Rs 16.6k-crore payout to erase 44% net worth of CIL
Coal India (CIL) may part with about 43 per cent of its cash reserves, effectively eroding the company’s net worth by 44 per cent, while paying out its interim dividend on Wednesday. The world’s largest coal miner would be stretching itself in a bid to implement Department of Investment and Public Asset Management (DIPAM) guidelines in the dividend payout.
While DIPAM guidelines, which CIL is implementing this year, mandate a minimum five per cent of its net worth or 30 per cent of its net profit be given out as dividend, the coal behemoth, according to company estimates, is expected to pay a Rs 16,600-crore interim dividend. In this case, this amount will mean a decline of 44 per cent in its net worth or a payout of 2.6 times its net profit — both far exceeding the minimum benchmark of the DIPAM guidelines.
According to CIL officials, the company’s cash reserves are estimated at around Rs 38,000 crore and analysts said the company’s net worth stood at Rs 37,300 crore as of September 30, 2016.
The cash reserves exceed the company’s net worth as CIL sets aside an amount of Rs 4,387 crore for a mine closure plan. “The payout will not much affect CIL’s operations as it is very cash-rich. Besides, shareholders expect a 12 per cent return on equity,” an analyst with brokerage firm, Motilal Oswal told Business Standard. CIL, as interim dividend, will pay Rs 18.75 per share, which has a face value of Rs 10.
The Centre, with its 79.11 per cent stake, is poised to receive Rs 13,132.26 crore while the Central Public Sector Enterprise Exchange Traded Fund (CPSE ETF) will receive Rs169.32 crore. The public shareholders, who have a 19.87 per cent stake, will be eligible for Rs 3,298.42 crore.
According to a senior CIL official, the dividend is being funded 90 per cent by its subsidiaries while the rest 10 per cent outgo will happen from its own reserves. Thus, of the total estimated dividend payout, the subsidiaries are expected to contribute a total of Rs 14,940 crore, which has been raised by a mix of share buybacks and dividend paid by subsidiaries.

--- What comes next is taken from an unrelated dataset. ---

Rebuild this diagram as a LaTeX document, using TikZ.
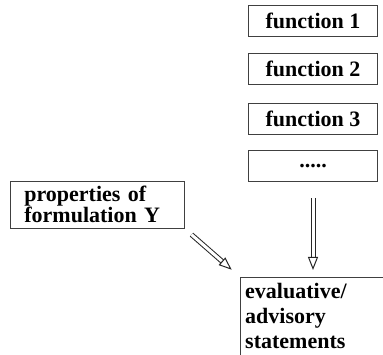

Mahanadi Coalfields, which is buying back 24.24 per cent of its equity and thereby releasing Rs 1,617.06 crore from its coffers to fund the interim dividend, is the closest to meet the DIPAM guidelines. It is followed by Northern Coalfields, which is buying back 23.14 per cent of its shares and paying Rs 1,244.12 crore to its mother company, CIL.
South Eastern Coalfields Ltd, the largest subsidiary is however, buying back 16.94 per cent of its shares and paying Coal India Rs 1,200.19 crore. Central Coalfields Ltd (CCL), which had earlier consented to a buyback, later opted to fall out after revaluating itself by a merchant banker. Together, through the final buyback process, Coal India will fund 24.5 per cent or Rs 4,061.37 crore of the dividend amount via buybacks.
“The subsidiaries are also paying us dividend, which will fund the interim dividend payout,” a senior Coal India executive told Business Standard, adding that although CCL had opted out of the buyback, it will pay dividend to Coal India to fund the process on Wednesday.
According to estimates, the subsidiaries together are raising Rs 10,878.63 crore as the dividend payable to Coal India which will finally be disbursed to the company’s shareholders. The balance Rs 1,660 crore for the interim dividend is being arranged internally by Coal India.
According to the official quoted earlier, the payout will result in an immediate shrinkage of 43 per cent in Coal India’s consolidated cash reserves of Rs 38,000 crore, the majority of which is held by its subsidiary companies.
The analyst with Motilal Oswal cautions that with a massive dividend payout this time, Coal India, in the next financial year may not be able to pay another hefty dividend which exceeds the current sum.